• _EXERCISE DESCRIPTION_: Leave out all pictures. Return exactly the lines from the top of the material through the line containing "const unitLabel = 'm/s';".
Start of DATA SECTION
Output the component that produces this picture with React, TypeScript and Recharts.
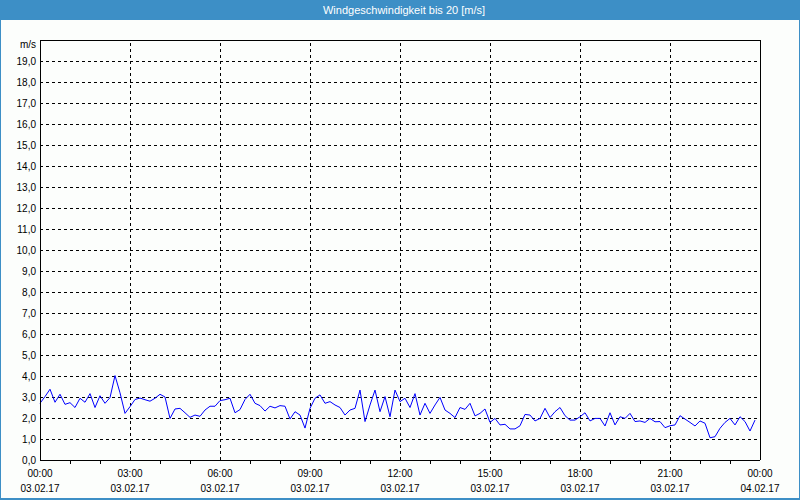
import React from 'react';
import { LineChart, Line, XAxis, YAxis, CartesianGrid, ReferenceLine } from 'recharts';

const title = 'Windgeschwindigkeit bis 20 [m/s]';
const unitLabel = 'm/s';

// wind speed every 10 minutes, 03.02.17 00:00 .. 23:50
const speeds: number[] = [
  2.70, 3.02, 3.37, 2.75, 3.13, 2.65, 2.73, 2.50, 2.94, 2.75,
  3.16, 2.50, 3.06, 2.70, 2.97, 4.02, 3.20, 2.22, 2.54, 2.88,
  2.95, 2.87, 2.80, 2.94, 3.13, 3.00, 1.98, 2.43, 2.46, 2.25,
  2.03, 2.14, 2.08, 2.38, 2.56, 2.56, 2.83, 2.87, 2.94, 2.25,
  2.40, 2.88, 3.13, 2.70, 2.59, 2.33, 2.56, 2.48, 2.59, 2.56,
  1.95, 2.30, 2.14, 1.52, 2.46, 2.94, 3.10, 2.70, 2.78, 2.62,
  2.50, 2.14, 2.38, 2.46, 3.33, 1.83, 2.62, 3.33, 2.30, 3.02,
  2.06, 3.33, 2.78, 2.94, 2.50, 3.16, 2.14, 2.70, 2.22, 2.62,
  2.98, 2.38, 2.22, 2.02, 2.50, 2.41, 2.70, 2.10, 2.22, 2.43,
  1.79, 1.98, 1.67, 1.70, 1.48, 1.48, 1.63, 2.17, 2.14, 1.86,
  1.98, 2.46, 2.02, 2.30, 2.50, 2.11, 1.90, 1.90, 2.06, 2.25,
  1.86, 1.98, 1.98, 1.62, 2.25, 1.67, 2.06, 1.98, 2.22, 1.83,
  1.86, 1.79, 1.98, 1.82, 1.83, 1.54, 1.63, 1.67, 2.11, 1.95,
  1.79, 1.62, 1.86, 1.75, 1.06, 1.11, 1.51, 1.79, 1.98, 1.67,
  2.06, 1.83, 1.38, 1.90,
];

// x ticks in 10-minute steps (every hour)
const hourTicks: number[] = [0, 6, 12, 18, 24, 30, 36, 42, 48, 54, 60, 66, 72, 78, 84, 90, 96, 102, 108, 114, 120, 126, 132, 138, 144];
const labelTicks: number[] = [0, 18, 36, 54, 72, 90, 108, 126, 144];
const timeLabels: string[] = ['00:00', '03:00', '06:00', '09:00', '12:00', '15:00', '18:00', '21:00', '00:00'];
const dateLabels: string[] = ['03.02.17', '03.02.17', '03.02.17', '03.02.17', '03.02.17', '03.02.17', '03.02.17', '03.02.17', '04.02.17'];
const gridTicks: number[] = [18, 36, 54, 72, 90, 108, 126];
const yTicks: number[] = [0, 1, 2, 3, 4, 5, 6, 7, 8, 9, 10, 11, 12, 13, 14, 15, 16, 17, 18, 19, 20];

const data = speeds.map((v, i) => ({ t: i, v }));

const FONT = '"Liberation Sans", Arial, sans-serif';

const XTick = (props: any) => {
  const { x, y, payload } = props;
  const idx = labelTicks.indexOf(payload.value);
  if (idx < 0) {
    return <line x1={x} x2={x} y1={y} y2={y + 4} stroke="#000" strokeWidth={1} shapeRendering="crispEdges" />;
  }
  return (
    <g>
      <text x={x} y={y + 17} textAnchor="middle" fontFamily={FONT} fontSize={10} fill="#000">{timeLabels[idx]}</text>
      <text x={x} y={y + 32} textAnchor="middle" fontFamily={FONT} fontSize={10} fill="#000">{dateLabels[idx]}</text>
    </g>
  );
};

const YTick = (props: any) => {
  const { x, y, payload } = props;
  const v = payload.value as number;
  const label = v === 20 ? unitLabel : v.toFixed(1).replace('.', ',');
  return (
    <text x={x} y={y + (v === 20 ? 8 : 4)} textAnchor="end" fontFamily={FONT} fontSize={10} fill="#000">{label}</text>
  );
};

export default function App() {
  return (
    <div style={{ position: 'absolute', left: 0, top: 0, width: 800, height: 500, background: '#3d8fc6' }}>
      <div style={{ position: 'absolute', left: 0, top: 0, width: 800, height: 20, color: '#fff', fontFamily: FONT, fontSize: 11, lineHeight: '20px', textAlign: 'center', paddingLeft: 8, boxSizing: 'border-box' }}>
        {title}
      </div>
      <div style={{ position: 'absolute', left: 1, top: 20, width: 798, height: 478, background: '#fcfefc' }} />
      <div style={{ position: 'absolute', left: 0, top: 20 }}>
        <LineChart width={800} height={480} data={data} margin={{ top: 20, right: 40, bottom: 20, left: 8 }}>
          <CartesianGrid vertical={false} stroke="#000" strokeDasharray="3 3" shapeRendering="crispEdges" />
          <XAxis
            dataKey="t"
            type="number"
            domain={[0, 144]}
            ticks={hourTicks}
            interval={0}
            height={20}
            tickSize={0}
            tickMargin={0}
            tickLine={false}
            axisLine={{ stroke: '#000', shapeRendering: 'crispEdges' }}
            tick={<XTick />}
          />
          <YAxis
            type="number"
            domain={[0, 20]}
            ticks={yTicks}
            interval={0}
            width={32}
            tickSize={0}
            tickMargin={4}
            tickLine={false}
            axisLine={{ stroke: '#000', shapeRendering: 'crispEdges' }}
            tick={<YTick />}
          />
          {gridTicks.map((g) => (
            <ReferenceLine key={g} x={g} stroke="#000" strokeDasharray="3 3" shapeRendering="crispEdges" />
          ))}
          <ReferenceLine y={20} stroke="#000" shapeRendering="crispEdges" />
          <ReferenceLine x={144} stroke="#000" shapeRendering="crispEdges" />
          <Line type="linear" dataKey="v" stroke="#0000ff" strokeWidth={1} dot={false} isAnimationActive={false} />
        </LineChart>
      </div>
    </div>
  );
}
End of DATA SECTION
• _REPLY_:
Output the component that produces this picture with React, TypeScript and Recharts.
import React from 'react';
import { LineChart, Line, XAxis, YAxis, CartesianGrid, ReferenceLine } from 'recharts';

const title = 'Windgeschwindigkeit bis 20 [m/s]';
const unitLabel = 'm/s';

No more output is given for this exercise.